D’un côté, le beau jardin ordonné d’une villa bourgeoise, de l’autre une nature qui n’a pas été maîtrisée par la main de l’homme, un environnement impropre à la vie citoyenne ou à la vie humaine tout court. C’est bien ce propos animalisant qui doit représenter le Moyen-Orient, qui se voit ainsi ramené non seulement à une menace entourant de toute part Israël, mais aussi littéralement rabaissé, sorti de l’humanité. Pour citer Damien Simonneau dans un article de 2017 : « [le terme jungle] stigmatise larriération du monde arabe, tend à expliciter lagressivité « spontanée » de « lArabe » envers les valeurs occidentales (dont Israël serait le représentant) et justifie la nécessaire domination des Palestiniens par Israël. » On retrouve clairement un motif orientaliste, très proche des exemples concrets de grandes demeures coloniales en Inde ou en Indochine, mettant en opposition deux environnements incompatibles, affirmant la supériorité de l’un sur l’autre : l’un civilisé et ordonné, et l’autre « sauvage », obscur et dangereux, qu’il s’agirait de domestiquer pour empêcher qu’il envahisse votre territoire, voire la civilisation. Ce qui est justement retenu comme paramètre majeur pour l’établissement d’une civilisation, c’est l’agriculture car elle implique la présence d’un habitat permanent, renvoyant les communautés nomades (les Bédouins par exemple) en dehors de cette définition très occidentalo-centrée, ne tenant pas compte des pays à faible pluviométrie, ou au contraire aux espaces naturels denses, comme les jungles. 

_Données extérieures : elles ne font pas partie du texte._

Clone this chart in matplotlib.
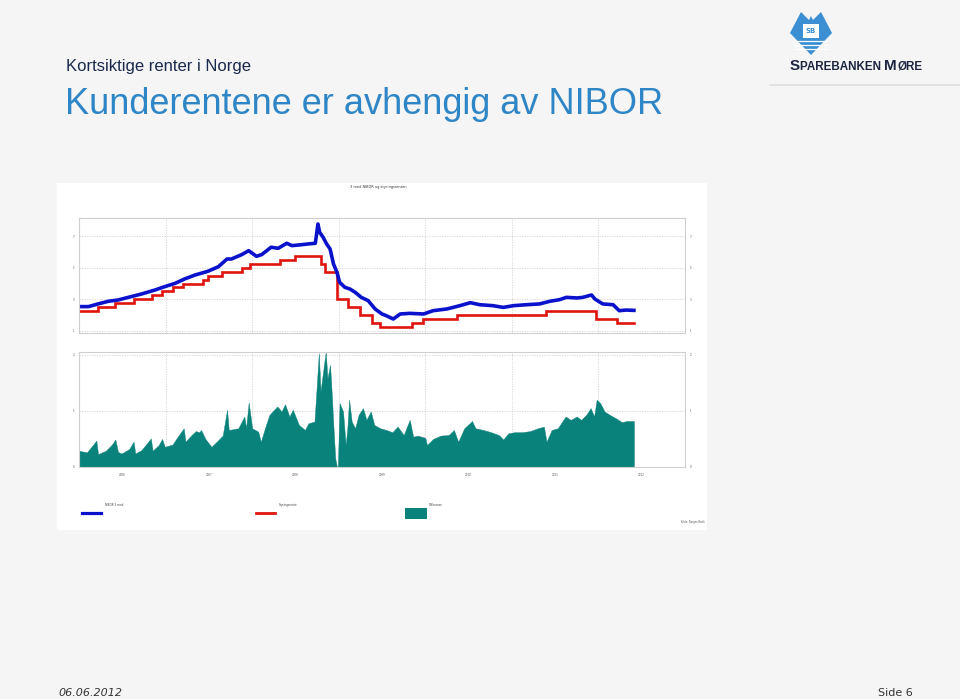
import matplotlib
matplotlib.use("Agg")
import matplotlib.pyplot as plt
from matplotlib.lines import Line2D
from matplotlib.patches import Rectangle, Polygon

# ---------------- data (decimal years, percent) ----------------
nibor_t = [2006.01, 2006.11, 2006.22, 2006.34, 2006.45, 2006.57, 2006.72, 2006.88, 2006.99,
           2007.11, 2007.22, 2007.34, 2007.49, 2007.61, 2007.71, 2007.76, 2007.88, 2007.96,
           2008.05, 2008.11, 2008.22, 2008.30, 2008.40, 2008.46, 2008.57, 2008.65, 2008.73,
           2008.76, 2008.78, 2008.82, 2008.86, 2008.90, 2008.94, 2008.98, 2009.01, 2009.07,
           2009.13, 2009.19, 2009.26, 2009.34, 2009.42, 2009.50, 2009.55, 2009.63, 2009.71,
           2009.82, 2009.98, 2010.09, 2010.25, 2010.40, 2010.52, 2010.63, 2010.78, 2010.90,
           2011.02, 2011.17, 2011.32, 2011.44, 2011.55, 2011.63, 2011.75, 2011.82, 2011.92,
           2011.96, 2012.05, 2012.17, 2012.24, 2012.32, 2012.41]
nibor_v = [2.53, 2.53, 2.70, 2.87, 2.95, 3.12, 3.33, 3.59, 3.80,
           4.01, 4.29, 4.54, 4.78, 5.07, 5.56, 5.56, 5.84, 6.09,
           5.73, 5.84, 6.31, 6.24, 6.56, 6.41, 6.47, 6.52, 6.56,
           7.79, 7.26, 6.94, 6.52, 6.20, 5.24, 4.71, 4.08, 3.76,
           3.65, 3.44, 3.12, 2.91, 2.38, 2.06, 1.95, 1.74, 2.06,
           2.10, 2.06, 2.27, 2.38, 2.59, 2.78, 2.65, 2.59, 2.48,
           2.59, 2.65, 2.70, 2.87, 2.97, 3.12, 3.08, 3.12, 3.27,
           3.01, 2.70, 2.65, 2.27, 2.31, 2.29]

key_t = [2006.00, 2006.215, 2006.416, 2006.63, 2006.84, 2006.96, 2007.09, 2007.20, 2007.435,
         2007.49, 2007.65, 2007.88, 2007.97, 2008.32, 2008.49, 2008.80, 2008.84, 2008.98,
         2009.11, 2009.245, 2009.38, 2009.475, 2009.85, 2009.975, 2010.37, 2011.39, 2011.97,
         2012.21, 2012.41]
key_v = [2.25, 2.50, 2.75, 3.00, 3.25, 3.50, 3.75, 4.00, 4.25,
         4.50, 4.75, 5.00, 5.25, 5.50, 5.75, 5.25, 4.75, 3.00,
         2.50, 2.00, 1.50, 1.25, 1.50, 1.75, 2.00, 2.25, 1.75,
         1.50, 1.50]

spread_t = [2006.00, 2006.09, 2006.16, 2006.20, 2006.22, 2006.31, 2006.38, 2006.42, 2006.45,
            2006.49, 2006.58, 2006.63, 2006.65, 2006.72, 2006.79, 2006.83, 2006.85, 2006.92,
            2006.96, 2006.99, 2007.08, 2007.14, 2007.21, 2007.23, 2007.30, 2007.35, 2007.39,
            2007.41, 2007.46, 2007.53, 2007.59, 2007.66, 2007.71, 2007.73, 2007.84, 2007.91,
            2007.93, 2007.96, 2008.00, 2008.07, 2008.10, 2008.16, 2008.20, 2008.29, 2008.34,
            2008.38, 2008.43, 2008.47, 2008.54, 2008.61, 2008.65, 2008.72, 2008.74, 2008.77,
            2008.79, 2008.83, 2008.85, 2008.87, 2008.90, 2008.92, 2008.94, 2008.96, 2008.98,
            2008.99, 2009.01, 2009.05, 2009.08, 2009.10, 2009.12, 2009.15, 2009.19, 2009.23,
            2009.28, 2009.32, 2009.37, 2009.41, 2009.48, 2009.55, 2009.62, 2009.68, 2009.75,
            2009.82, 2009.86, 2009.91, 2010.00, 2010.02, 2010.09, 2010.18, 2010.27, 2010.33,
            2010.38, 2010.45, 2010.54, 2010.58, 2010.67, 2010.76, 2010.85, 2010.90, 2010.96,
            2011.03, 2011.12, 2011.21, 2011.30, 2011.37, 2011.40, 2011.46, 2011.53, 2011.62,
            2011.68, 2011.75, 2011.80, 2011.86, 2011.91, 2011.95, 2011.98, 2012.02, 2012.07,
            2012.13, 2012.20, 2012.27, 2012.33, 2012.41]
spread_v = [0.29, 0.26, 0.39, 0.47, 0.23, 0.29, 0.40, 0.49, 0.27,
            0.24, 0.32, 0.45, 0.24, 0.30, 0.43, 0.51, 0.29, 0.39,
            0.50, 0.36, 0.40, 0.54, 0.69, 0.45, 0.57, 0.64, 0.62,
            0.66, 0.50, 0.36, 0.45, 0.56, 1.02, 0.66, 0.69, 0.90,
            0.69, 1.15, 0.69, 0.63, 0.45, 0.75, 0.93, 1.08, 0.99,
            1.12, 0.90, 1.02, 0.75, 0.66, 0.78, 0.81, 1.29, 2.03,
            1.35, 1.82, 2.05, 1.58, 1.82, 1.29, 0.69, 0.15, 0.00,
            0.00, 1.14, 0.99, 0.39, 0.69, 1.20, 0.81, 0.69, 0.93,
            1.05, 0.84, 0.99, 0.75, 0.69, 0.66, 0.62, 0.72, 0.57,
            0.84, 0.54, 0.56, 0.52, 0.39, 0.50, 0.56, 0.57, 0.66,
            0.45, 0.69, 0.82, 0.69, 0.66, 0.62, 0.57, 0.49, 0.60,
            0.62, 0.62, 0.64, 0.69, 0.72, 0.45, 0.66, 0.69, 0.90,
            0.84, 0.90, 0.84, 0.93, 1.05, 0.90, 1.20, 1.14, 0.99,
            0.93, 0.87, 0.80, 0.82, 0.82]

years = [2006, 2007, 2008, 2009, 2010, 2011, 2012]
top_yticks = [1, 3, 5, 7]
bot_yticks = [0, 1, 2]
legend_labels = ["NIBOR 3 mnd", "Styringsrente", "Differanse"]

BLUE = "#0a12cc"
RED = "#e0140f"
TEAL = "#0a827c"
GRID = "#d4d4d4"
FRAME = "#cfcfcf"

W, H = 960, 699
fig = plt.figure(figsize=(W / 100, H / 100), dpi=100, facecolor="#f5f5f5")


def fx(px):
    return px / W


def fy(py):
    return 1 - py / H


# white chart picture background
fig.add_artist(Rectangle((fx(57), fy(530)), fx(707) - fx(57), fy(183) - fy(530),
                         transform=fig.transFigure, facecolor="white", edgecolor="none", zorder=0))


def style_axes(ax):
    ax.set_facecolor("white")
    for s in ax.spines.values():
        s.set_color(FRAME)
        s.set_linewidth(0.8)
    ax.grid(True, which="major", color=GRID, linestyle=(0, (1.5, 1.5)), linewidth=0.6)
    ax.tick_params(which="both", length=0, labelsize=2, labelcolor="#555555",
                   labelleft=True, labelright=True)
    ax.set_axisbelow(True)


# top panel
ax1 = fig.add_axes([fx(79), fy(333), fx(685) - fx(79), fy(218) - fy(333)])
style_axes(ax1)
ax1.plot(key_t, key_v, drawstyle="steps-post", color=RED, linewidth=1.9, solid_joinstyle="miter")
ax1.plot(nibor_t, nibor_v, color=BLUE, linewidth=2.6)
ax1.set_xlim(2006, 2013)
ax1.set_ylim(0.85, 8.17)
ax1.set_yticks(top_yticks)
ax1.set_yticklabels([str(v) for v in top_yticks])
ax1.set_xticks(years + [2013])
ax1.set_xticklabels([])

# bottom panel
ax2 = fig.add_axes([fx(79), fy(467), fx(685) - fx(79), fy(352) - fy(467)])
style_axes(ax2)
ax2.fill_between(spread_t, spread_v, 0, color=TEAL, linewidth=0.3, edgecolor=TEAL)
ax2.set_xlim(2006, 2013)
ax2.set_ylim(0, 2.05)
ax2.set_yticks(bot_yticks)
ax2.set_yticklabels([str(v) for v in bot_yticks])
ax2.set_xticks(years + [2013])
ax2.set_xticklabels([])
ax2.set_xticks([y + 0.5 for y in years], minor=True)
ax2.set_xticklabels([str(y) for y in years], minor=True)
ax2.tick_params(axis="x", which="minor", labelsize=2, pad=4)
ax2.grid(False, which="minor")

# tiny chart title
fig.text(fx(378), fy(187), "3 mnd NIBOR og styringsrenten", fontsize=2.5, color="#333333",
         ha="center", va="center")

# legend
fig.add_artist(Line2D([fx(82), fx(101)], [fy(513), fy(513)], color=BLUE, linewidth=2.3,
                      transform=fig.transFigure))
fig.add_artist(Line2D([fx(256), fx(275)], [fy(513), fy(513)], color=RED, linewidth=2.0,
                      transform=fig.transFigure))
fig.add_artist(Rectangle((fx(405), fy(519)), fx(427) - fx(405), fy(508) - fy(519),
                         transform=fig.transFigure, facecolor=TEAL, edgecolor="none"))
for xp, lab in zip([105, 279, 429], legend_labels):
    fig.text(fx(xp), fy(505), lab, fontsize=2, color="#444444", ha="left", va="center")
fig.text(fx(705), fy(522), "Kilde: Norges Bank", fontsize=1.8, color="#555555",
         ha="right", va="center")

# slide texts
fig.text(fx(66), fy(66), "Kortsiktige renter i Norge", fontsize=12, color="#1a2a4c",
         family="Liberation Sans", ha="left", va="center")
fig.text(fx(65), fy(105), "Kunderentene er avhengig av NIBOR", fontsize=26, color="#2f86c6",
         family="Liberation Sans", ha="left", va="center")
fig.text(fx(58), fy(693), "06.06.2012", fontsize=8, color="#333333", style="italic",
         family="DejaVu Sans", ha="left", va="center")
fig.text(fx(913), fy(693), "Side 6", fontsize=8, color="#333333",
         family="DejaVu Sans", ha="right", va="center")

# logo (simple drawing)
logo_pts = [(790, 33), (801, 12), (809, 20), (811, 16), (813, 20), (821, 12), (832, 33), (811, 55)]
fig.add_artist(Polygon([(fx(a), fy(b)) for a, b in logo_pts], closed=True,
                       transform=fig.transFigure, facecolor="#3b8fd2", edgecolor="none"))
for yy in [41, 45, 49]:
    fig.add_artist(Line2D([fx(795), fx(827)], [fy(yy), fy(yy)], color="white", linewidth=0.9,
                          transform=fig.transFigure))
fig.add_artist(Rectangle((fx(803), fy(38)), fx(819) - fx(803), fy(24) - fy(38),
                         transform=fig.transFigure, facecolor="white", edgecolor="none"))
fig.text(fx(811), fy(31), "SB", fontsize=5, color="#3b8fd2", ha="center", va="center",
         weight="bold")

# SPAREBANKEN MØRE in small caps
renderer = fig.canvas.get_renderer()
x = 790
pieces = [("S", 11), ("PAREBANKEN ", 8.4), ("M", 11), ("ØRE", 8.4)]
for txt, fs in pieces:
    t = fig.text(fx(x), fy(70), txt, fontsize=fs, color="#1d2540", weight="bold",
                 family="Liberation Sans", ha="left", va="baseline")
    bb = t.get_window_extent(renderer=renderer)
    x += bb.width

fig.add_artist(Line2D([fx(770), fx(960)], [fy(85), fy(85)], color="#dddddd", linewidth=1.2,
                      transform=fig.transFigure))

fig.savefig("out.png", dpi=100, facecolor=fig.get_facecolor())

Cette expression est une évocation imagée très efficace pour produire un discours dichotomique du « nous » et du « eux », où toute une géographie imaginaire se déploie, c’est-à-dire l’organisation mentale de l’espace qui produit des identités en établissant des frontières, selon la philosophe Wendy Brown. L’ « Autre » n’appartient plus tout à fait à la catégorie des humains, il ne fait pas partie de la civilisation. Ainsi déshumanisé, il devient un barbare dont la sauvagerie légitime le fait qu’on puisse l’attaquer sans scrupule. Edward Saïd dans L’Orientalisme explique à propos de la construction historique de l’Occident par rapport à  un Orient fantasmé que : « […] la géographie imaginaire du type « notre pays – le pays des barbares » ne demande pas que ces derniers reconnaissent la distinction. Il « nous » suffit de tracer ces frontières dans notre esprit, ainsi « ils » deviennent « eux », et leur territoire comme leur mentalité sont désignés comme différant des « nôtres ». […] Cependant, il arrive souvent que nous nous sentions non étrangers à cause d’une idée très peu rigoureuse de ce qui est « là-bas », à l’extérieur de notre propre territoire. Toutes sortes de suppositions, d’associations et de fictions semblent se presser dans l’espace non familier, qui est à l’extérieur du nôtre. » L’image coloniale de villa dans la jungle devient une image de protection reprenant les termes de Herzl, évoquant l’État d’Israël à venir comme « un avant-poste de la civilisation contre la barbarie », dont la mission civilisatrice suppose que la villa s’étende sur la jungle.